Research Design and Statistical Consulting

George M. Diekhoff, Ph.D.

In Tabachnick and Fidell’s multiple editions of Using Multivariate Statistics, they offer formulas for performing square root, log10, and reciprocal data transformations, the point of which is to normalize the data distribution. This is a relatively straightforward process when working with correlational statistics, but it gets a little more confusing when one is trying to normalize the data for a factorial ANOVA. Remember that the assumption in factorial ANOVA is that the distributions should be normal within each cell of the factorial design. In the formulas that the authors provide, they mention constants “k” = “the largest score + 1” and “c” = “a constant added to each score so that the smallest score is 1.” In factorial ANOVA, the question arises, is “k” the largest score + 1 in each cell? That is does one use a different value of k in transforming the data in each cell? Or is k the largest score across all the cells of the design + 1. Dr. Tabachnick was kind enough to clarify this for me. The constant k is found by determining the largest value of the dependent variable in any of the cells of the design, then adding 1 to that value. Similarly, the value c is created so that the smallest score across all the cells is 1.

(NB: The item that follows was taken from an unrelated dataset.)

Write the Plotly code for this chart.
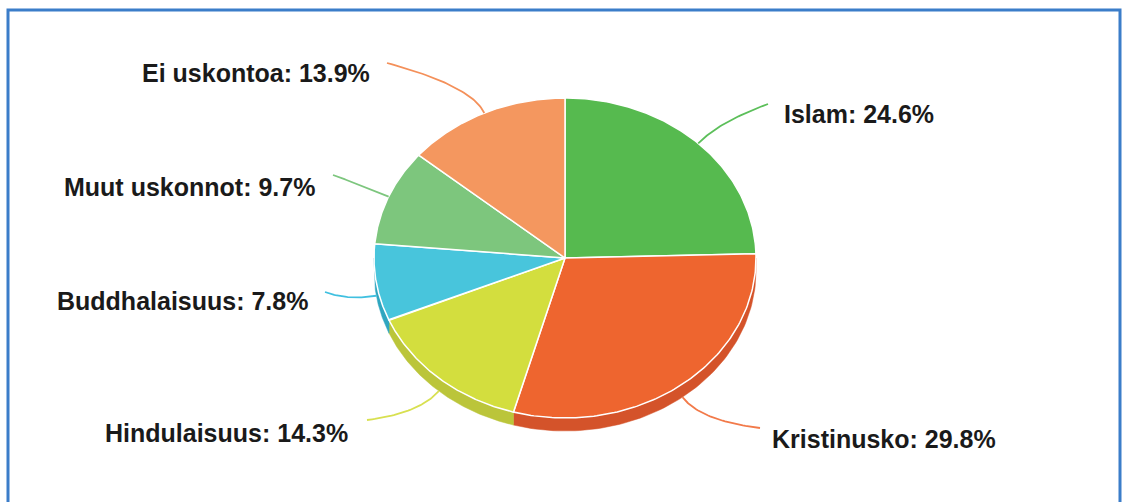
import numpy as np
import plotly.graph_objects as go

# ---- data ----
labels = ["Islam", "Kristinusko", "Hindulaisuus", "Buddhalaisuus", "Muut uskonnot", "Ei uskontoa"]
values = [24.6, 29.8, 14.3, 7.8, 9.7, 13.9]

# ---- styles ----
top_colors = ["#56BA4F", "#EE652F", "#D3DE3E", "#48C5DC", "#7DC67D", "#F4975F"]
side_colors = ["#469E40", "#D4532A", "#BBC53A", "#2FA6C0", "#67AD67", "#DA7F4A"]
line_colors = ["#5CBF5A", "#F27A4A", "#D8E050", "#40C0E0", "#7DC67E", "#F4905A"]

W, H = 1122, 502
CX, CY, RX, RY, DEPTH = 565, 258, 191, 160, 13
label_pos = [(782, 114, "left"), (770, 439, "left"), (350, 433, "right"),
             (310, 301, "right"), (317, 187, "right"), (372, 73, "right")]
leader_end = [(768, 104), (760, 428), (367, 420), (325, 292), (333, 175), (387, 63)]

FONT = dict(family="Liberation Sans, Arial, sans-serif", size=25, color="#1a1a1a", weight="bold")


def pt(theta_deg, dy=0.0):
    t = np.radians(theta_deg)
    return CX + RX * np.sin(t), CY - RY * np.cos(t) + dy


total = sum(values)
bounds = np.concatenate([[0], np.cumsum(values)]) / total * 360.0

fig = go.Figure()

# side walls (front half of the disc)
for i in range(len(values)):
    a0, a1 = max(bounds[i], 90.0), min(bounds[i + 1], 270.0)
    if a1 <= a0:
        continue
    th = np.linspace(a0, a1, 80)
    xt, yt = pt(th)
    xb, yb = pt(th[::-1], DEPTH)
    fig.add_trace(go.Scatter(
        x=np.concatenate([xt, xb, xt[:1]]), y=np.concatenate([yt, yb, yt[:1]]),
        fill="toself", fillcolor=side_colors[i], mode="lines",
        line=dict(color=side_colors[i], width=0.5), hoverinfo="skip"))

# top faces
for i in range(len(values)):
    th = np.linspace(bounds[i], bounds[i + 1], 120)
    xa, ya = pt(th)
    fig.add_trace(go.Scatter(
        x=np.concatenate([[CX], xa, [CX]]), y=np.concatenate([[CY], ya, [CY]]),
        fill="toself", fillcolor=top_colors[i], mode="lines",
        line=dict(color="white", width=1.5), hoverinfo="skip"))

# leader lines + labels
for i in range(len(values)):
    mid = (bounds[i] + bounds[i + 1]) / 2.0
    t = np.radians(mid)
    lower = 90 < mid < 270
    sx, sy = pt(mid, DEPTH if lower else 0)
    d = np.array([np.sin(t), -np.cos(t)])
    d = d / np.linalg.norm(d)
    cx_, cy_ = sx + d[0] * 30, sy + d[1] * 30
    ex, ey = leader_end[i]
    s = np.linspace(0, 1, 40)
    bx = (1 - s) ** 2 * sx + 2 * (1 - s) * s * cx_ + s ** 2 * ex
    by = (1 - s) ** 2 * sy + 2 * (1 - s) * s * cy_ + s ** 2 * ey
    fig.add_trace(go.Scatter(x=bx, y=by, mode="lines",
                             line=dict(color=line_colors[i], width=1.8), hoverinfo="skip"))
    lx, ly, anc = label_pos[i]
    fig.add_annotation(x=lx, y=ly, xref="x", yref="y", text=f"{labels[i]}: {values[i]}%",
                       showarrow=False, xanchor=anc, yanchor="middle", font=FONT)

# frame
fig.add_shape(type="rect", xref="x", yref="y", x0=8, y0=10, x1=1120, y1=510,
              line=dict(color="#3B7DC9", width=3))

fig.update_layout(
    width=W, height=H, margin=dict(l=0, r=0, t=0, b=0),
    paper_bgcolor="white", plot_bgcolor="white", showlegend=False,
    xaxis=dict(range=[0, W], visible=False, fixedrange=True),
    yaxis=dict(range=[H, 0], visible=False, fixedrange=True),
)

fig.write_html("out.html", config={"displayModeBar": False},
               post_script="document.body.style.margin='0';document.body.style.overflow='hidden';")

One other comment about attempting to normalize data in the cells of a factorial ANOVA: Good Luck! The same transform must be applied in all cells and it’s almost certainly going to make matters worse in some cells while improving the distributions in other cells. In other words, an idea that sounds good in theory isn’t actually very useful most of the time. One might be better off to use nonparametric statistics when they’re available, or to make sure that sample sizes in all cells are reasonably large (e.g., >30) so that the Central Limit Theorem ensures that the sampling distribution of the means is normally distributed even if the samples are not. If there are no nonparametric alternatives and your sample size is small, you can always just use a more stringent (p < .001) level of significance in evaluating the significance tests and caution your readers that the normality assumption was violated.